Don’t wait: evaluate

You don't have to brag like a pro wrestler! (rmwhittaker1012000/flickr under CC license)

I haven’t fallen off the grid, but I’ve been very busy helping organizations wrap up their holiday campaigns, take stock and prepare to improve their marketing, fundraising and communications programs in 2010*.

Even if the executive director or Board isn’t asking for it, everyone who leads one or all of these functions for a non-profit should document their evaluation of their 2009 program.  (Look for a suggested evaluation process outline in tomorrow’s post.)

Here are some comments I’ve received when I suggest doing such an evaluation:

  • I don’t have time
  • They’re not asking for it
  • Wouldn’t that be bragging if I’m a department of one?

I’ll come back to comment #1 and #2 in a moment, but I thought I’d share with you my response to #3, which I received by email on Friday from a capable staffer who is about a year into a new position with a small but thriving non-profit:

Don’t be sheepish about reporting how you did on performance metrics that were visible to the board.  You are evaluating the function, or, alternatively, the plan.  Even if you are a department of one, it’s important to show the Board that you are a good steward of the organization’s limited resources.  It shows that the function continues to learn and adapt.

Internally, it’s important for the chief executive to scrutinize and evaluate every major aspect of the operation.  Especially when a function is relatively new, it’s important to shape the conversation about how it should be evaluated.  Start with the details and work backwards to the information that is “board worthy” in your situation.  For example, your one or two page executive summary for the Board should report results for metrics that rise to the level of a dashboard, key measures that are directly related to the organization’s health.  But it’s also wise to capture major conclusions from new things that you tried this year.

Your executive summary is an opportunity to continue to educate the Board – bring them along with what you’re learning.  Although you don’t seem to face this challenge, it’s pretty common for Board members to ask management to “do an ad” or implement some kind of marketing tactic that is not well founded in strategy (at best) or harebrained (at worst).  Finally, if the Board had a responsibility for implementing some of the tactics, it’s also good to hold the mirror up so that they can have a conversation about their own follow through.

As for comment #1, make time.  An evaluation helps you figure out where time and money are being wasted.

And as for comment #2, that’s code for “if they can’t pin me down, I can’t look bad.”  Two of the main drivers of any non-profit’s success are fundraising and communications/image.  Begin to lead the dialogue about how the Board should keep its finger on the pulse.

*Of the three organizations that I’ve been intensely involved with this year, two raised 20% more than year prior and one came out about even, which isn’t bad for a difficult year.  Woo hoo!


Filed under Planning and evaluation, Uncategorized

2 responses to “Don’t wait: evaluate

  1. Hey,
    Glad to read you’ve had a “Woo hoo” year!!!

    I’m afraid you’re in the minority though – don’t know if you had time to read my post “Two-Third fall off in large donations”, the summary version of which is that the recession is biting big time, at least with regard to the upper levels of charitable giving.

  2. The national trend in charitable donations was definitely negative.
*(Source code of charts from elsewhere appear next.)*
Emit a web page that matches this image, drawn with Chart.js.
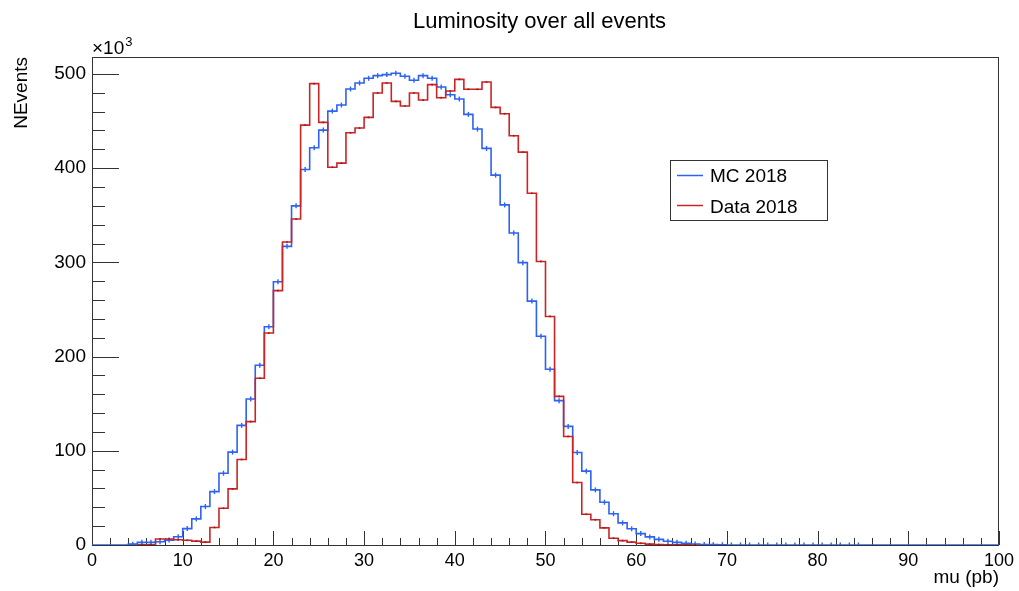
<!DOCTYPE html>
<html>
<head>
<meta charset="utf-8">
<title>Luminosity over all events</title>
<script src="https://cdn.jsdelivr.net/npm/chart.js@4.4.1/dist/chart.umd.min.js"></script>
<style>
  html, body { margin: 0; padding: 0; background: #fff; }
  #wrap { width: 1019px; height: 591px; position: relative; }
</style>
</head>
<body>
<div id="wrap"><canvas id="lumiChart"></canvas></div>
<script>
// --- data: 100 bins of width 1 in mu, entries in units of 10^3 ---
const binWidth = 1;
const mcLabel = 'MC 2018';
const dataLabel = 'Data 2018';

const mcK = [
  0, 0, 0, 0, 0.9, 2.8, 2.8, 3.5, 5.2, 8.8,
  17.4, 27.7, 40.8, 56.7, 76.2, 98.6, 127, 155, 190.8, 231.6,
  279.4, 317, 360, 398.6, 421.6, 440.4, 460.6, 467, 484, 490.4,
  495.4, 498.2, 499.3, 500.7, 497.5, 493.3, 498.2, 495.4, 486.2, 478,
  473.4, 457.1, 441.5, 421, 392.6, 361, 331.2, 299.7, 258.9, 221.6,
  186.5, 153.2, 125.9, 98.2, 78.4, 58.5, 45.4, 33.2, 23.5, 17.2,
  12.1, 8.6, 6, 4, 2.8, 1.8, 1.1, 0.6, 0.35, 0.2,
  0.05, 0.05, 0.05, 0.05, 0.05, 0.05, 0.05, 0.05, 0.05, 0.05,
  0.05, 0.05, 0.05, 0.05, 0.05, 0, 0, 0, 0, 0,
  0, 0, 0, 0, 0, 0, 0, 0, 0, 0
];

const dataK = [
  0, 0, 0, 0, 0, 0.3, 0.3, 6.4, 6.4, 5.5,
  5, 4.1, 3.1, 18.6, 39, 59.6, 90.8, 131, 177, 225,
  270, 321.6, 346, 445.7, 489.7, 448.6, 401, 405.3, 437.6, 442.6,
  453.9, 479.8, 490.4, 470.9, 466, 479.8, 472.3, 488.7, 474.8, 481.9,
  494.3, 483.7, 483.7, 491.5, 464.5, 457.8, 434.4, 417, 373.4, 301,
  242.6, 157.8, 115.2, 66.3, 32.6, 26.8, 18.2, 7.2, 4.6, 3,
  1.8, 0.9, 0.5, 0.3, 0.2, 0.1, 0.05, 0, 0, 0,
  0, 0, 0, 0, 0, 0, 0, 0, 0, 0,
  0, 0, 0, 0, 0, 0, 0, 0, 0, 0,
  0, 0, 0, 0, 0, 0, 0, 0, 0, 0
];

const xRange = [0, 100];
const yRange = [0, 518];
const xLabels = [0, 10, 20, 30, 40, 50, 60, 70, 80, 90, 100];
const yLabels = [0, 100, 200, 300, 400, 500];
const xMinorStep = 2, yMinorStep = 20;

const FONT = "'Liberation Sans', Arial, Helvetica, sans-serif";
const BLUE = '#2d62f2';
const RED = '#cc2424';

// histogram outline: one point per bin low edge, plus the closing edge
function stepPoints(vals, fullRange) {
  let first = 0, last = vals.length - 1;
  if (!fullRange) {
    first = vals.findIndex(v => v > 0);
    last = vals.length - 1 - [...vals].reverse().findIndex(v => v > 0);
  }
  const pts = [];
  for (let i = first; i <= last; i++) pts.push({ x: i * binWidth, y: vals[i] });
  pts.push({ x: (last + 1) * binWidth, y: vals[last] });
  return pts;
}

// markers at bin centres
function centrePoints(vals) {
  const pts = [];
  vals.forEach((v, i) => { if (v > 0) pts.push({ x: (i + 0.5) * binWidth, y: v }); });
  return pts;
}

// frame and inward ticks, ROOT style
const frameTicks = {
  id: 'frameTicks',
  beforeDatasetsDraw(chart) {
    const { ctx, chartArea: a, scales: { x, y } } = chart;
    ctx.save();
    ctx.strokeStyle = '#333';
    ctx.lineWidth = 1;
    ctx.strokeRect(a.left + 0.5, a.top + 0.5, a.right - a.left - 1, a.bottom - a.top);
    ctx.beginPath();
    for (let v = xRange[0]; v <= xRange[1]; v += xMinorStep) {
      const px = Math.round(x.getPixelForValue(v)) + 0.5;
      const len = xLabels.includes(v) ? 14 : 7;
      ctx.moveTo(px, a.bottom);
      ctx.lineTo(px, a.bottom - len);
    }
    for (let v = yRange[0]; v <= yRange[1]; v += yMinorStep) {
      const py = Math.round(y.getPixelForValue(v)) + 0.5;
      const len = yLabels.includes(v) ? 27 : 13;
      ctx.moveTo(a.left, py);
      ctx.lineTo(a.left + len, py);
    }
    ctx.stroke();
    ctx.restore();
  },
  afterDraw(chart) {
    const { ctx, chartArea: a } = chart;
    ctx.save();
    ctx.fillStyle = '#000';
    ctx.textBaseline = 'alphabetic';

    // title
    ctx.font = '22px ' + FONT;
    ctx.textAlign = 'left';
    ctx.fillText('Luminosity over all events', 413, 28);

    // exponent above the y axis
    ctx.font = '19px ' + FONT;
    ctx.fillText('\u00d710', a.left, 54);
    const w = ctx.measureText('\u00d710').width;
    ctx.font = '13px ' + FONT;
    ctx.fillText('3', a.left + w + 1, 46);

    // axis titles
    ctx.font = '19px ' + FONT;
    ctx.textAlign = 'right';
    ctx.fillText('mu (pb)', 999, 583);
    ctx.save();
    ctx.translate(27, a.top);
    ctx.rotate(-Math.PI / 2);
    ctx.fillText('NEvents', 0, 0);
    ctx.restore();

    // legend
    ctx.strokeStyle = '#333';
    ctx.lineWidth = 1;
    ctx.strokeRect(670.5, 160.5, 157, 60);
    const entries = [[chart.data.datasets[0].label, BLUE, 175, 182], [chart.data.datasets[1].label, RED, 205, 213]];
    ctx.font = '19px ' + FONT;
    ctx.textAlign = 'left';
    entries.forEach(([txt, col, ly, ty]) => {
      ctx.strokeStyle = col;
      ctx.lineWidth = 1.5;
      ctx.beginPath();
      ctx.moveTo(677, ly + 0.5);
      ctx.lineTo(703, ly + 0.5);
      ctx.stroke();
      ctx.fillStyle = '#000';
      ctx.fillText(txt, 710, ty);
    });
    ctx.restore();
  }
};

Chart.defaults.font.family = FONT;

new Chart(document.getElementById('lumiChart'), {
  type: 'line',
  data: {
    datasets: [
      {
        label: mcLabel,
        data: stepPoints(mcK, true),
        borderColor: BLUE,
        borderWidth: 1.6,
        stepped: 'before',
        pointRadius: 0,
        fill: false,
        order: 4
      },
      {
        label: dataLabel,
        data: stepPoints(dataK, false),
        borderColor: RED,
        borderWidth: 1.6,
        stepped: 'before',
        pointRadius: 0,
        fill: false,
        order: 3
      },
      {
        label: mcLabel + ' err',
        data: centrePoints(mcK),
        showLine: false,
        pointStyle: 'line',
        rotation: 90,
        pointRadius: 2.5,
        borderColor: BLUE,
        pointBorderWidth: 1.4,
        order: 2
      },
      {
        label: dataLabel + ' err',
        data: centrePoints(dataK),
        showLine: false,
        pointStyle: 'rect',
        pointRadius: 1.2,
        backgroundColor: '#9a1c1c',
        borderColor: '#9a1c1c',
        pointBorderWidth: 0,
        order: 1
      }
    ]
  },
  options: {
    responsive: true,
    maintainAspectRatio: false,
    animation: false,
    events: [],
    layout: { padding: { top: 57, right: 19, left: 0, bottom: 0 } },
    plugins: {
      legend: { display: false },
      title: { display: false },
      tooltip: { enabled: false }
    },
    scales: {
      x: {
        type: 'linear',
        min: xRange[0],
        max: xRange[1],
        grid: { display: false, drawTicks: false },
        border: { display: false },
        afterBuildTicks: s => { s.ticks = xLabels.map(v => ({ value: v })); },
        ticks: {
          autoSkip: false,
          maxRotation: 0,
          padding: 5,
          color: '#000',
          font: { size: 18 }
        },
        afterFit: s => { s.height = 46; }
      },
      y: {
        type: 'linear',
        min: yRange[0],
        max: yRange[1],
        grid: { display: false, drawTicks: false },
        border: { display: false },
        afterBuildTicks: s => { s.ticks = yLabels.map(v => ({ value: v })); },
        ticks: {
          autoSkip: false,
          padding: 6,
          color: '#000',
          font: { size: 19 }
        },
        afterFit: s => { s.width = 92; }
      }
    }
  },
  plugins: [frameTicks]
});
</script>
</body>
</html>
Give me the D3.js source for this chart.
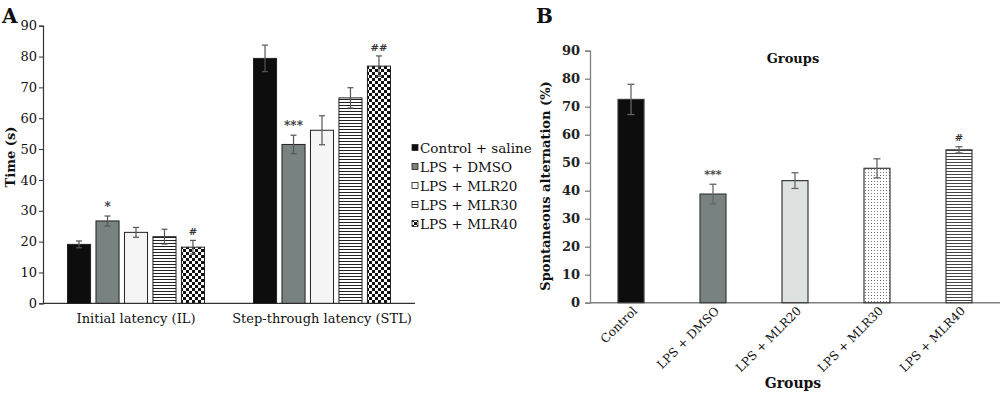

I published the “woo hoo” comment in part because I think it’s important to document the fact that some organizations did well. The two organizations that were substantially ahead were in the “poverty” space and it may be that there was an upsurge of compassionate response to people whose incomes had been cut and/or were homeless. In this market, however, I know organizations who address hunger and homelessness that also released information in late December that they were substantially behind. So what’s the difference? Both of these organizations had done a good job of telling their story throughout the year, which included a steady drumbeat of public relations efforts. Both had made improvements to their websites and presented cogent cases for supporting their organizations. One of them realized that a cutback in grants was going to result in a shortfall of as nearly 20% of their budget; although they were reluctant to use such a direct approach, they “packaged” their need as a campaign and had a huge outpouring of support from past donors and supporters. So I guess the moral of the story is that it IS possible to succeed in such a difficult environment, but you have to constantly improve what you’re doing with respect to marketing and communications efforts.